Na edição de 25 anos do Valor publicada na última
sexta-feira (02/05), a repórter Cristiane Agostine fez um mergulho na realidade
de Ermelino Matarazzo, distrito localizado no extremo leste de São Paulo e que
reflete muito bem as transformações que estão ocorrendo no país. Composição
familiar, hábitos de consumo, práticas religiosas, níveis educacionais,
preferências políticas, empoderamento feminino, intolerância ao racismo - novas
dinâmicas sociais têm mudado a realidade não apenas naquele microcosmo que tem
funcionado como termômetro eleitoral na maior cidade do país, mas são
tendências em boa parte do território nacional.

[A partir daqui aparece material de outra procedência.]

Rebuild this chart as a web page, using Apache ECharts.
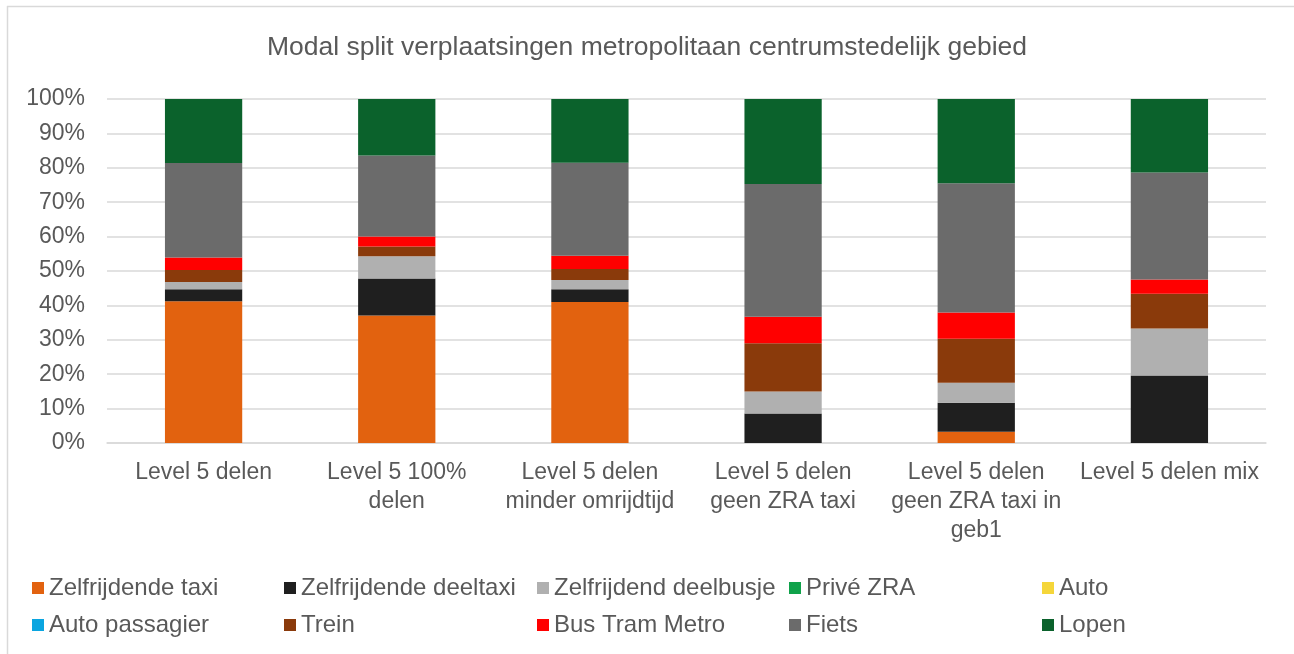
<!DOCTYPE html>
<html>
<head>
<meta charset="utf-8">
<script src="https://cdn.jsdelivr.net/npm/echarts@6/dist/echarts.min.js"></script>
<style>
html,body{margin:0;padding:0;background:#fff;}
#chart{width:1294px;height:654px;}
</style>
</head>
<body>
<div id="chart"></div>
<script>
const title = 'Modal split verplaatsingen metropolitaan centrumstedelijk gebied';
const categories = [
  'Level 5 delen',
  'Level 5 100%\ndelen',
  'Level 5 delen\nminder omrijdtijd',
  'Level 5 delen\ngeen ZRA taxi',
  'Level 5 delen\ngeen ZRA taxi in\ngeb1',
  'Level 5 delen mix'
];
const seriesNames = ['Zelfrijdende taxi','Zelfrijdende deeltaxi','Zelfrijdend deelbusje','Privé ZRA','Auto','Auto passagier','Trein','Bus Tram Metro','Fiets','Lopen'];
const zelfrijdendeTaxi    = [41.2, 37.1, 41.0, 0,    3.3,  0];
const zelfrijdendeDeeltaxi= [3.5,  10.7, 3.7,  8.6,  8.4,  19.6];
const zelfrijdendDeelbusje= [2.1,  6.5,  2.7,  6.4,  5.8,  13.7];
const priveZRA            = [0, 0, 0, 0, 0, 0];
const auto                = [0, 0, 0, 0, 0, 0];
const autoPassagier       = [0, 0, 0, 0, 0, 0];
const trein               = [3.5,  2.8,  3.2,  14.0, 12.8, 10.1];
const busTramMetro        = [3.6,  2.9,  3.8,  7.7,  7.6,  4.1];
const fiets               = [27.5, 23.6, 27.1, 38.6, 37.6, 31.1];
const lopen               = [18.6, 16.4, 18.5, 24.7, 24.5, 21.4];
const seriesData = [zelfrijdendeTaxi, zelfrijdendeDeeltaxi, zelfrijdendDeelbusje, priveZRA, auto, autoPassagier, trein, busTramMetro, fiets, lopen];
const colors = ['#E2620F','#1F1F1F','#B0B0B0','#0FA24A','#F5D63A','#0AA5E0','#8A3A0B','#FF0000','#6B6B6B','#0B622C'];
const yTicks = [0,10,20,30,40,50,60,70,80,90,100];

const FONT = "'Liberation Sans', Arial, sans-serif";
const TXT = '#595959';

const legendCols = [32, 284, 537, 789, 1042];
const legendRows = [576, 613];
const legends = seriesNames.map((n, i) => ({
  data: [n],
  left: legendCols[i % 5],
  top: legendRows[Math.floor(i / 5)],
  orient: 'horizontal',
  icon: 'rect',
  itemWidth: 12,
  itemHeight: 12,
  itemGap: 0,
  padding: 0,
  selectedMode: false,
  textStyle: {fontFamily: FONT, fontSize: 24, color: TXT, padding: [0,0,0,0]}
}));

const chart = echarts.init(document.getElementById('chart'), null, {renderer: 'canvas'});
chart.setOption({
  animation: false,
  color: colors,
  textStyle: {fontFamily: FONT},
  title: {
    text: title,
    left: 'center',
    top: 29,
    textStyle: {fontFamily: FONT, fontSize: 26.5, fontWeight: 'normal', color: TXT}
  },
  graphic: [
    {type: 'line', shape: {x1: 7, y1: 6.5, x2: 1294, y2: 6.5}, style: {stroke: '#D9D9D9', lineWidth: 1.5}, silent: true, z: -10},
    {type: 'line', shape: {x1: 7.5, y1: 6, x2: 7.5, y2: 654}, style: {stroke: '#D9D9D9', lineWidth: 1.5}, silent: true, z: -10}
  ],
  legend: legends,
  grid: {left: 107, right: 28, top: 99, bottom: 211, containLabel: false},
  xAxis: {
    type: 'category',
    data: categories,
    axisTick: {show: false},
    axisLine: {show: true, lineStyle: {color: '#D9D9D9', width: 1.5}},
    axisLabel: {interval: 0, margin: 15, fontFamily: FONT, fontSize: 23, color: TXT, lineHeight: 29, align: 'center'}
  },
  yAxis: {
    type: 'value',
    min: 0, max: 100, interval: 10,
    axisLine: {show: false},
    axisTick: {show: false},
    splitLine: {lineStyle: {color: '#D9D9D9', width: 1.5}},
    axisLabel: {
      margin: 22, fontFamily: FONT, fontSize: 23, color: TXT,
      formatter: v => (yTicks.indexOf(v) >= 0 ? v + '%' : '')
    }
  },
  series: seriesNames.map((n, i) => ({
    name: n,
    type: 'bar',
    stack: 'total',
    barWidth: '40%',
    data: seriesData[i],
    itemStyle: {color: colors[i]}
  }))
});
</script>
</body>
</html>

Na reportagem de campo realizada por
Agostine, três relatos ilustram muito bem o que vem ocorrendo na base do
mercado de trabalho brasileiro. Uma jovem de 31 anos foi estimulada pelo pastor
a trocar o emprego com carteira assinada para empreender na própria comunidade,
abrindo uma loja de bijuterias. Já o ex-empregado de uma padaria, 49 anos,
começou a atuar como motorista de aplicativo para complementar a renda e logo
chegou à conclusão que “CLT é bom, mas às vezes o patrão não dá o valor ao seu
trabalho”. A migração de celetista para uberizado teve consequências em termos
de renda (“hoje não trabalho menos, mas ganho mais”), mas também em qualidade
de vida: ele não precisa mais perder três horas diárias na locomoção para o
antigo emprego, além de não ser mais obrigado a trabalhar nos finais de semana.

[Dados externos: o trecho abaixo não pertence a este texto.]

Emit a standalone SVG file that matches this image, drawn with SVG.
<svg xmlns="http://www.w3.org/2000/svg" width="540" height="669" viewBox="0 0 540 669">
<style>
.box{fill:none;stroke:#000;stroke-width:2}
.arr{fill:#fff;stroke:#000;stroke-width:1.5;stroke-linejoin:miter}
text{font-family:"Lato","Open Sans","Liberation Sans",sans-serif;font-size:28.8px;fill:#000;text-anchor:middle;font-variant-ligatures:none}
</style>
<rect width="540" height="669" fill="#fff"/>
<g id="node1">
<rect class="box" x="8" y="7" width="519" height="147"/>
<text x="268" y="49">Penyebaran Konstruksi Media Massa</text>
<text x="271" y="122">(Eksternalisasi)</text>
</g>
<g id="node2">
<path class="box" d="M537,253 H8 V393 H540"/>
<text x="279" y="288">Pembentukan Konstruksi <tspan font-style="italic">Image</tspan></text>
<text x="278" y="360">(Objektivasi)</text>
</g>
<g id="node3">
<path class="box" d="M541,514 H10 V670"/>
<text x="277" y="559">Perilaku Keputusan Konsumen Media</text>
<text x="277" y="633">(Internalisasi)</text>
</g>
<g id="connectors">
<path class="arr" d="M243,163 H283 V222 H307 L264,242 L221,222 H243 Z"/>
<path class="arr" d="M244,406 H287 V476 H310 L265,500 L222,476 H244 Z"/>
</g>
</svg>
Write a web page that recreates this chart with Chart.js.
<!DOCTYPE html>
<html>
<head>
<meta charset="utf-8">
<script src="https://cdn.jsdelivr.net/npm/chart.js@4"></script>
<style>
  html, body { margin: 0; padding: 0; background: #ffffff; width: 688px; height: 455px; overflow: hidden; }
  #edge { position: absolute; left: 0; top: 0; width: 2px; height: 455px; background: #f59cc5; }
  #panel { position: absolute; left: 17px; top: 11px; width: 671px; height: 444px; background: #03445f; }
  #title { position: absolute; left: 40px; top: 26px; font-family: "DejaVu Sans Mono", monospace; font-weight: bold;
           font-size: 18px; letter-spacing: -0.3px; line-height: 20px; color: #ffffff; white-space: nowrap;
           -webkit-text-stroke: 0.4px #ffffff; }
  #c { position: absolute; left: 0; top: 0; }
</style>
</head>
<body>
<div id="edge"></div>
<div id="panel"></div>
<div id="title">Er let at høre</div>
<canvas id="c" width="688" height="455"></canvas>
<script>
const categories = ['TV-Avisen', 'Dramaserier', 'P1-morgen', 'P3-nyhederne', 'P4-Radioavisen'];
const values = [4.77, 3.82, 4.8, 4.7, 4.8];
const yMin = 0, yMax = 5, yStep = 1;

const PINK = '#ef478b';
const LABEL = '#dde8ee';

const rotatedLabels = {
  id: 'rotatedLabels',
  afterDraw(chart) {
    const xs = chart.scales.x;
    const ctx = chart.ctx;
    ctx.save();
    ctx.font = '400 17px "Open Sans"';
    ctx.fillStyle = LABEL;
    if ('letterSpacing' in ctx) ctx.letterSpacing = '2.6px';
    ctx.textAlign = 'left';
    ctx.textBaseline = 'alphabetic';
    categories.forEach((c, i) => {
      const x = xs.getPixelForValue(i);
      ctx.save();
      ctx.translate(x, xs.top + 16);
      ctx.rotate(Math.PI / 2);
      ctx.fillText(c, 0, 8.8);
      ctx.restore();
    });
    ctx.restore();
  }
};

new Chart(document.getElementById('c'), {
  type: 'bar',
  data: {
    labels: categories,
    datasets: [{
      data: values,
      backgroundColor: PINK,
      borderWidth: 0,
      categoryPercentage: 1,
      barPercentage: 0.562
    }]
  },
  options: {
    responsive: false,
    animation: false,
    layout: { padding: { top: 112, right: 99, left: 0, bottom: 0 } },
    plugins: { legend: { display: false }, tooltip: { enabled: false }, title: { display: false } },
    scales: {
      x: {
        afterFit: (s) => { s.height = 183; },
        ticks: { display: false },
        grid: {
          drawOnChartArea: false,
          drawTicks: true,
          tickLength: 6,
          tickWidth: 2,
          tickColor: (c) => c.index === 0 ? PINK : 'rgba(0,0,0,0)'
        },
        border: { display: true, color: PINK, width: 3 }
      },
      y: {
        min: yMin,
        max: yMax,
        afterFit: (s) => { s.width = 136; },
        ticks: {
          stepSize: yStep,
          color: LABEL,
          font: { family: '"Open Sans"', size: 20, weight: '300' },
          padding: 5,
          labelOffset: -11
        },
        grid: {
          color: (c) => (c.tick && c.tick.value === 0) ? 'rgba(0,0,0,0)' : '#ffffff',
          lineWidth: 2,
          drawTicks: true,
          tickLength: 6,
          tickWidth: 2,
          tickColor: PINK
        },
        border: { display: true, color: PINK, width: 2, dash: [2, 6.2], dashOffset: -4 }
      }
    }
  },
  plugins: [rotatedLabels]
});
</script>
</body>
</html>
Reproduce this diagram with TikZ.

Essa percepção é compartilhada por outra
jovem, de apenas 21 anos, que reconhece que os amigos de mesma faixa etária não
titubeiam em pedir demissão, mesmo quando contratados por grandes empresas: “Já
se foi o tempo de aguentar qualquer coisa para sustentar a família, tem que ter
saúde mental também”.
De volta à Pnad, os dados generalizam para o
Brasil a realidade das Samantas, Antônios e Raissas. De 2019 pra cá, o número
de trabalhadores por conta própria com CNPJ (os MEIs) cresceu 43,3% e os
vínculos sem carteira assinada no setor privado subiram 21%, enquanto as vagas
de domésticas “fichadas” reduziram 22%. Mesmo no grupo de trabalhadores formais
privados, que expandiu expressivos 19,8% nos últimos seis anos, estudos apontam
que a rotatividade da mão de obra se ampliou de forma considerável.

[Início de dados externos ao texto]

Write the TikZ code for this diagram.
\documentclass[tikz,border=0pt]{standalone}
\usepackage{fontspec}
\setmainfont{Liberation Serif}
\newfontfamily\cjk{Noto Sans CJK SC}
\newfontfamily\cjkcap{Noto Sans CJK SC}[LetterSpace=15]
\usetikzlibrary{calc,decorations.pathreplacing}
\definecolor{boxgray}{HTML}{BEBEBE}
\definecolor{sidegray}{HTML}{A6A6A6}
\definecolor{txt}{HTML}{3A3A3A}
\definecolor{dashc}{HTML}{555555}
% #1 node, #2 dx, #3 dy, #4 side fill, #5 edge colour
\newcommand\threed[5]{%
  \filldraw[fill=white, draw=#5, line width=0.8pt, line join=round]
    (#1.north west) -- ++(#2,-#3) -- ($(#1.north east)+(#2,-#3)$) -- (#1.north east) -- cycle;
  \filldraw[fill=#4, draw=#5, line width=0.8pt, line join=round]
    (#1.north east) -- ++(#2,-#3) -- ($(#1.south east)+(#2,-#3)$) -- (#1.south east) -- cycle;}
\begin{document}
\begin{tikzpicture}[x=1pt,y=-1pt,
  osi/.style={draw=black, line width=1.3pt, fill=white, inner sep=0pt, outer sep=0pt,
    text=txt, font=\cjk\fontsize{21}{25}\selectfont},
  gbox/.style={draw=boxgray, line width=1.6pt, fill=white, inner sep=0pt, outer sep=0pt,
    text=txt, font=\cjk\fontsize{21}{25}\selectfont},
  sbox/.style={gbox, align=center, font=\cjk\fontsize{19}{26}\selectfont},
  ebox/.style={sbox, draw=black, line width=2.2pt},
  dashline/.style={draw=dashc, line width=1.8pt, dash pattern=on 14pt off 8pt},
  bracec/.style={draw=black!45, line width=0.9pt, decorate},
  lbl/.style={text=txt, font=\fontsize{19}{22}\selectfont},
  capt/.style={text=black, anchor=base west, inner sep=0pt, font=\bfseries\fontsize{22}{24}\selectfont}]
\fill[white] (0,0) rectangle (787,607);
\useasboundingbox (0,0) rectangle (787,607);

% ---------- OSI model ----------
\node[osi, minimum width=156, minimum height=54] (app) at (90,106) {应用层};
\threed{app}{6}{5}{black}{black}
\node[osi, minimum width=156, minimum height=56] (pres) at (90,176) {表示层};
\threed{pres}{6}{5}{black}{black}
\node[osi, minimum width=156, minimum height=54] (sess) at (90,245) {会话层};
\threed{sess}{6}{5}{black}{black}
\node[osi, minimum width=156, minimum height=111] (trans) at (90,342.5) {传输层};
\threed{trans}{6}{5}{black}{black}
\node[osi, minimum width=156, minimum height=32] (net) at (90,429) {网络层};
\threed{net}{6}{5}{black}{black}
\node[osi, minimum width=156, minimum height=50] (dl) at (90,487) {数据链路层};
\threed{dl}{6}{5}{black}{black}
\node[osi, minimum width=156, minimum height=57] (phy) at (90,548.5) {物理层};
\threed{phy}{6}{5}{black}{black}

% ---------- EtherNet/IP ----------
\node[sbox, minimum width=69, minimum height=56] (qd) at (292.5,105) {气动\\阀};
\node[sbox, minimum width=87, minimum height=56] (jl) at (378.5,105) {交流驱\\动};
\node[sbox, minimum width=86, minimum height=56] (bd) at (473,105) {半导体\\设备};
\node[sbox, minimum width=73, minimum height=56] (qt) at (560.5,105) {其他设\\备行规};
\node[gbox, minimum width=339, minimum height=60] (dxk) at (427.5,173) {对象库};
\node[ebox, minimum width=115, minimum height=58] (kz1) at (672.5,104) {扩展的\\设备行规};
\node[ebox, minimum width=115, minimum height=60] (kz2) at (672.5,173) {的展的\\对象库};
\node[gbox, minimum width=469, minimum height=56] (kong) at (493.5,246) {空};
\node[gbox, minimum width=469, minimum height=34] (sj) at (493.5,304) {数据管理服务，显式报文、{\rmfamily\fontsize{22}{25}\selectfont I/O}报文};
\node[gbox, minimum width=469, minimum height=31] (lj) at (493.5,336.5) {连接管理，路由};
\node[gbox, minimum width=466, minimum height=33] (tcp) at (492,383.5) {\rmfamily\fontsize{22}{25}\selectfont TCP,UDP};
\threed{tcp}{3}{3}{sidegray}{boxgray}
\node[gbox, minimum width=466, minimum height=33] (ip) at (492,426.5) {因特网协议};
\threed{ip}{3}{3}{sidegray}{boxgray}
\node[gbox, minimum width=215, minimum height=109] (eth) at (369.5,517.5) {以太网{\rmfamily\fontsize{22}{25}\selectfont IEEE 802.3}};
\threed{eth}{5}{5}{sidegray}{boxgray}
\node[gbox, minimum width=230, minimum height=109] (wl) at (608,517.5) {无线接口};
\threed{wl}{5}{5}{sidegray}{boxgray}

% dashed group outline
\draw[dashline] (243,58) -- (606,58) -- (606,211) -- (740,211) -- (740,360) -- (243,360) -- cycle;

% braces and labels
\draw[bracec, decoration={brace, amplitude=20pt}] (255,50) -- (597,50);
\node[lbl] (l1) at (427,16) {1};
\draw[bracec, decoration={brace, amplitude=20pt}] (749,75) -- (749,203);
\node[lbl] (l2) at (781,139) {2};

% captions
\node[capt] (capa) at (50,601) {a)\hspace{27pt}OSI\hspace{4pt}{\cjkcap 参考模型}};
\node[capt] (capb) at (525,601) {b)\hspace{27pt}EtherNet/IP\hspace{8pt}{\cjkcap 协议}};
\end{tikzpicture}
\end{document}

E aqui chegamos à escala 6x1. No seu
pronunciamento sobre o Dia dos Trabalhadores, Lula deu a primeira sinalização
enfática de que pretende levar adiante a discussão sobre uma possível redução
na carga de 44 horas semanais.
Apegados ao curto-prazismo e a um modelo de
gestão que converte pessoas em insumo, boa parte dos executivos e empresários
ainda não se deu conta de que os trabalhadores brasileiros demandam maior
flexibilidade de horário, valorizam mais a saúde mental do que um acréscimo de
algumas dezenas de reais no contracheque e esperam ser tratados com respeito.
Estar atento às transformações sociais é fundamental para a sobrevivência dos negócios. Em vez de reclamar da escassez de mão de obra, lideranças do setor privado deveriam oferecer melhores de condições de trabalho. O fim da escala 6x1 pode ser um ótimo começo.